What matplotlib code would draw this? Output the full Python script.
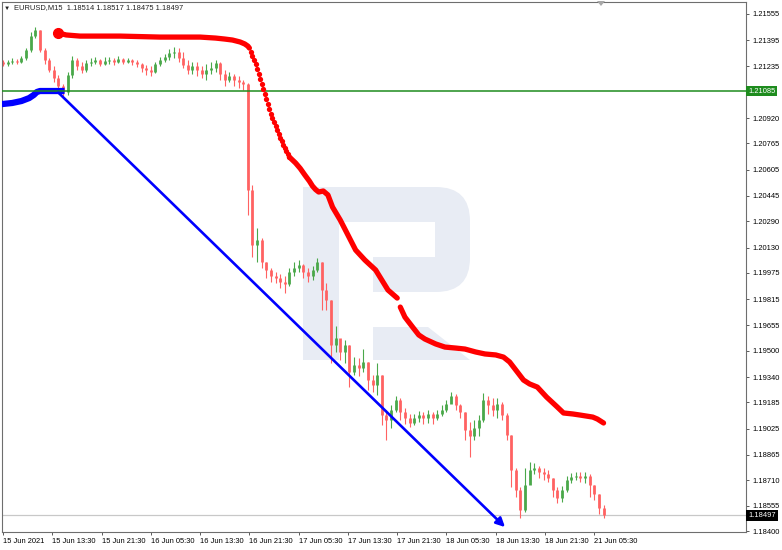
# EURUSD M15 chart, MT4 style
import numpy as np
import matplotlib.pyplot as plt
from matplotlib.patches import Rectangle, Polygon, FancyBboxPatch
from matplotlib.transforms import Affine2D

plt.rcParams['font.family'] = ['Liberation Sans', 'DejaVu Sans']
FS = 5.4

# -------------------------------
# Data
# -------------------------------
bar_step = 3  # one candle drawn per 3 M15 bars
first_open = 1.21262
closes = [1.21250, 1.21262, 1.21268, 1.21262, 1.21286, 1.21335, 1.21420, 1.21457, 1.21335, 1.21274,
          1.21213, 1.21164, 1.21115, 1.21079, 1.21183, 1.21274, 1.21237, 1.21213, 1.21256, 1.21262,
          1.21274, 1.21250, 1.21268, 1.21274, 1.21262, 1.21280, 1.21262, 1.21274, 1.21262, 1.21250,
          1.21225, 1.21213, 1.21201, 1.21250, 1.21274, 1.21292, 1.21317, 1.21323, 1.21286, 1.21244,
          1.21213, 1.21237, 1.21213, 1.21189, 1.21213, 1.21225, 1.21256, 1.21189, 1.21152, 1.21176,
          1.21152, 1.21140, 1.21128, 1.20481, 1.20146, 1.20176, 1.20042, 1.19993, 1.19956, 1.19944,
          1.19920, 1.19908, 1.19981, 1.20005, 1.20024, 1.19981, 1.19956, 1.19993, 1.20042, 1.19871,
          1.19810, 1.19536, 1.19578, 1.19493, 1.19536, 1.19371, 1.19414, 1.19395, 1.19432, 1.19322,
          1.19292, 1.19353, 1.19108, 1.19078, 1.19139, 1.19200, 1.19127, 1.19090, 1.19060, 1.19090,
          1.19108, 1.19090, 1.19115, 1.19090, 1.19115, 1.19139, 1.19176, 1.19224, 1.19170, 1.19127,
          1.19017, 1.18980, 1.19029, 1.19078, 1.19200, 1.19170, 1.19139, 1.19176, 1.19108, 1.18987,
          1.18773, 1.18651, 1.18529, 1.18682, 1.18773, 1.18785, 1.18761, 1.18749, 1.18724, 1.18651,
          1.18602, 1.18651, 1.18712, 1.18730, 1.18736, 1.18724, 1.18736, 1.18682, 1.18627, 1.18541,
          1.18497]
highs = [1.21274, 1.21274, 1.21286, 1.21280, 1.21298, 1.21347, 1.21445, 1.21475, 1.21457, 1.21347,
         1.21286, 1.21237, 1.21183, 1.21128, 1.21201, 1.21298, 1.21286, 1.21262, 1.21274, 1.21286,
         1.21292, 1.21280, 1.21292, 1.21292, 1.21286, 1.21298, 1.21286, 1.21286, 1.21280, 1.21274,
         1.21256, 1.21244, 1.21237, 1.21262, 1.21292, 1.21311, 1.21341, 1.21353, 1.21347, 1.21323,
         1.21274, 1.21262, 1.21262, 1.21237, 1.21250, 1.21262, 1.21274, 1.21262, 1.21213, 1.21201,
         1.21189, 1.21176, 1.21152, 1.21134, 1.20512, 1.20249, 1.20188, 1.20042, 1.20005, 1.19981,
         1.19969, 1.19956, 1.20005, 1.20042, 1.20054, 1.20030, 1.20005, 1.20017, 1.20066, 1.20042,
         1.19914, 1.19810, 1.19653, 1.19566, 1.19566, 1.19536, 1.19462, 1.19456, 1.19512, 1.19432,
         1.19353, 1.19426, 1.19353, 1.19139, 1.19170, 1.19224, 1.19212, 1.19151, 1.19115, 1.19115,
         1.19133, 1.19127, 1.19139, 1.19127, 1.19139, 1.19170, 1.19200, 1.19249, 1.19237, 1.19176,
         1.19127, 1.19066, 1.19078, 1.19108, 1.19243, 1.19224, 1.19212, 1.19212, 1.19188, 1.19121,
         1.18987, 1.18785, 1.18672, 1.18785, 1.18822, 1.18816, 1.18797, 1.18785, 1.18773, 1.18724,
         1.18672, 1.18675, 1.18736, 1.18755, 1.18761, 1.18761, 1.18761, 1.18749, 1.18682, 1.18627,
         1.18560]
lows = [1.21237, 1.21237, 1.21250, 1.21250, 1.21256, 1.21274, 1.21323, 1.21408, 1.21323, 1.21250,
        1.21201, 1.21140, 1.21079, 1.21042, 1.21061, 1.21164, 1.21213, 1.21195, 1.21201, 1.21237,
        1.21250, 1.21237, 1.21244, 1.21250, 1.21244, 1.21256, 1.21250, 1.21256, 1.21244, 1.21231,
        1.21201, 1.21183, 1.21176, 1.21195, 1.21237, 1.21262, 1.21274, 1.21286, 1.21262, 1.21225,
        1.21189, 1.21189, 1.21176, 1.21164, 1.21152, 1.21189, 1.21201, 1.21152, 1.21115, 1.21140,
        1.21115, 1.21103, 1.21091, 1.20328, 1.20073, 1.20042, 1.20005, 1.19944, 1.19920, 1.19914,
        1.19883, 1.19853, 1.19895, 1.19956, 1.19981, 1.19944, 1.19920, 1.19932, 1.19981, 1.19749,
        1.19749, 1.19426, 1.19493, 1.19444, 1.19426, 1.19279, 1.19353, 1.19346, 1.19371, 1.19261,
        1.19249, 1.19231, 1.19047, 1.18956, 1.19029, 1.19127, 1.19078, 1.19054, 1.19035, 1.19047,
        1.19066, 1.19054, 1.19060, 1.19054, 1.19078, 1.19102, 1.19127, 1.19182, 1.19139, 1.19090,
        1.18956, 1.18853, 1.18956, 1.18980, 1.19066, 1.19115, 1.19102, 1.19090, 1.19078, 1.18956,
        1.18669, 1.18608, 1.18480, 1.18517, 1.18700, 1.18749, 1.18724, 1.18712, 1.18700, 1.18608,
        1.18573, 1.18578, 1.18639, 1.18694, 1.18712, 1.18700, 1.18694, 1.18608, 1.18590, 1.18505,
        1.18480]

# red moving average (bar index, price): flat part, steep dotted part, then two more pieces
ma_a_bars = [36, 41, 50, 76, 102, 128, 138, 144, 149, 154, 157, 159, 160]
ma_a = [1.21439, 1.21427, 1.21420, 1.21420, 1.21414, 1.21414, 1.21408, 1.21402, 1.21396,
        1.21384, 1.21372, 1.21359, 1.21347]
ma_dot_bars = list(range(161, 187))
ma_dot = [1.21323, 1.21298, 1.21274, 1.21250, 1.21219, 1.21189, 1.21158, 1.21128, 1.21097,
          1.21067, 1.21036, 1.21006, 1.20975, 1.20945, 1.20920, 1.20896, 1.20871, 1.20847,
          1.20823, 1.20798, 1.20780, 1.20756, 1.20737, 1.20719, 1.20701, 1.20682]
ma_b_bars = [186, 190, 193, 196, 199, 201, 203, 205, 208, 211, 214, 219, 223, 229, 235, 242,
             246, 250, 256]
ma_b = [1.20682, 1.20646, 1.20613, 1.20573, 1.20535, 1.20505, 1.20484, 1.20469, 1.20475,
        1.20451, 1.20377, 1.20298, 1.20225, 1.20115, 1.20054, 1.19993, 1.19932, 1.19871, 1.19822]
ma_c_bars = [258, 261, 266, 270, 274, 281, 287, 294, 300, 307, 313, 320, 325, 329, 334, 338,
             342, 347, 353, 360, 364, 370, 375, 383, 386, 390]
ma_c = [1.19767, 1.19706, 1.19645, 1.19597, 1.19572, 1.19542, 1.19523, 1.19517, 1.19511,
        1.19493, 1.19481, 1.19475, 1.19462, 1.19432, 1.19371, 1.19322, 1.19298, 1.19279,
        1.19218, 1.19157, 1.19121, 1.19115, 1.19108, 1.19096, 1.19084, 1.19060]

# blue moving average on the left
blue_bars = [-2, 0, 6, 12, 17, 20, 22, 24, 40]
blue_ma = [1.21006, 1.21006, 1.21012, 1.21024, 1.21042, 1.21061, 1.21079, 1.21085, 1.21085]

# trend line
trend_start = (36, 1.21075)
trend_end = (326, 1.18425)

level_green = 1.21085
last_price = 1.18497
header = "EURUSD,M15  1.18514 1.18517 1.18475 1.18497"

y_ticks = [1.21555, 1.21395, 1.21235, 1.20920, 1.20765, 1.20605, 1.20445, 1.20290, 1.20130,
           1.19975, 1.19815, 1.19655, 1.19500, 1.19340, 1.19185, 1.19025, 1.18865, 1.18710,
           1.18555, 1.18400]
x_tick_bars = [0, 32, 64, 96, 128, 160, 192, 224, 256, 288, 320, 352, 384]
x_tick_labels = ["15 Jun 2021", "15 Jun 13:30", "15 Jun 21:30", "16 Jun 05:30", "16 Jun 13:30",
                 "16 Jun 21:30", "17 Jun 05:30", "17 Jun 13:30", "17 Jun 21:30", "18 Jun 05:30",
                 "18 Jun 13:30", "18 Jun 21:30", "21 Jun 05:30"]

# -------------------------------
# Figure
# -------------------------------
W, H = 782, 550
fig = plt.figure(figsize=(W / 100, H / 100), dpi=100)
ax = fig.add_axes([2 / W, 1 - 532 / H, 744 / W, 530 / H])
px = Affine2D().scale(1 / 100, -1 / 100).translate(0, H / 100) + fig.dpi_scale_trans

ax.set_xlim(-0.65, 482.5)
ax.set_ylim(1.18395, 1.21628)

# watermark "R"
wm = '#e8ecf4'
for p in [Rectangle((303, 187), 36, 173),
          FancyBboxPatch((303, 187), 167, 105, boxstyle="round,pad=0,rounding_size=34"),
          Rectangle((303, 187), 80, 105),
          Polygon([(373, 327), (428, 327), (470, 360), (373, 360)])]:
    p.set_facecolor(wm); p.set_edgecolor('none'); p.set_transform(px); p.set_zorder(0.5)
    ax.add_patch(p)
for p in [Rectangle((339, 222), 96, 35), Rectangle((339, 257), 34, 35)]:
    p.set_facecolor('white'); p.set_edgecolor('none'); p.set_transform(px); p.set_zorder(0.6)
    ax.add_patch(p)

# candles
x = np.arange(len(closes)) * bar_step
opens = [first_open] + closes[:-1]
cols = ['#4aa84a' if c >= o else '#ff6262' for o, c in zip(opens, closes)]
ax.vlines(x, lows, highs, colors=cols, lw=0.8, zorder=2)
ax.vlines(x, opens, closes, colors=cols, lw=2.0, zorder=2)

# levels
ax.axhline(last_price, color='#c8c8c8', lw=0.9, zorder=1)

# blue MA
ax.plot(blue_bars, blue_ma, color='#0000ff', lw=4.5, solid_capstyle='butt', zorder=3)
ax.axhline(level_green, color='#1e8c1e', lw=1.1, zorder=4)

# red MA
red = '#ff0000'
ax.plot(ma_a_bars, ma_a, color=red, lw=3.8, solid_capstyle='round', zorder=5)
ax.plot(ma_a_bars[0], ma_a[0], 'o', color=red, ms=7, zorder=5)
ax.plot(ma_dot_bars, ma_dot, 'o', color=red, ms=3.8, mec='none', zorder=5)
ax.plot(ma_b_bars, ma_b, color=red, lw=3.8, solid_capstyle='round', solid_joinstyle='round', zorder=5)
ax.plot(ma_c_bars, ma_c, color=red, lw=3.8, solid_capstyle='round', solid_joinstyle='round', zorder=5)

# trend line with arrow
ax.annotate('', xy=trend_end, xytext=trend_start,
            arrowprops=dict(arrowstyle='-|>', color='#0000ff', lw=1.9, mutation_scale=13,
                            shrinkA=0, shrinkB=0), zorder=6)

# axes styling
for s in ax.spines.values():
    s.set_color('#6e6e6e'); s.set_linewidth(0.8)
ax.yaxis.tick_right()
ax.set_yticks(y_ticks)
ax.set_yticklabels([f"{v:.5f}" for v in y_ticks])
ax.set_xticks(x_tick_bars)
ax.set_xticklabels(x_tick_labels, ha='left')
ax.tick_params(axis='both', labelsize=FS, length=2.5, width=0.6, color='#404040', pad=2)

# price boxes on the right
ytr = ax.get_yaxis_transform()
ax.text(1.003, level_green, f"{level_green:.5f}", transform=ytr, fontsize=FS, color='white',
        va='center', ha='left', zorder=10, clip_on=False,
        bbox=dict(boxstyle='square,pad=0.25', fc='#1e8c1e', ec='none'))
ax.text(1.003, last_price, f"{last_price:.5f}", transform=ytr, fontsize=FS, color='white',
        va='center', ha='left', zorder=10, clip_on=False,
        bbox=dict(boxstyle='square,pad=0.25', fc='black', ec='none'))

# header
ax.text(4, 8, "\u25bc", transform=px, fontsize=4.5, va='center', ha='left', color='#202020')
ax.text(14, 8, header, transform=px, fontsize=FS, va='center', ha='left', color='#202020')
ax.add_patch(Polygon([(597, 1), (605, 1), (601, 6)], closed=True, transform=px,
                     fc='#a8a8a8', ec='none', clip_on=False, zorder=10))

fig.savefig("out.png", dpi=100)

# [Task details]
Show the lines of the material that contain the word "matplotlib".

# [Written answer]
What matplotlib code would draw this? Output the full Python script.
import matplotlib.pyplot as plt
from matplotlib.patches import Rectangle, Polygon, FancyBboxPatch
from matplotlib.transforms import Affine2D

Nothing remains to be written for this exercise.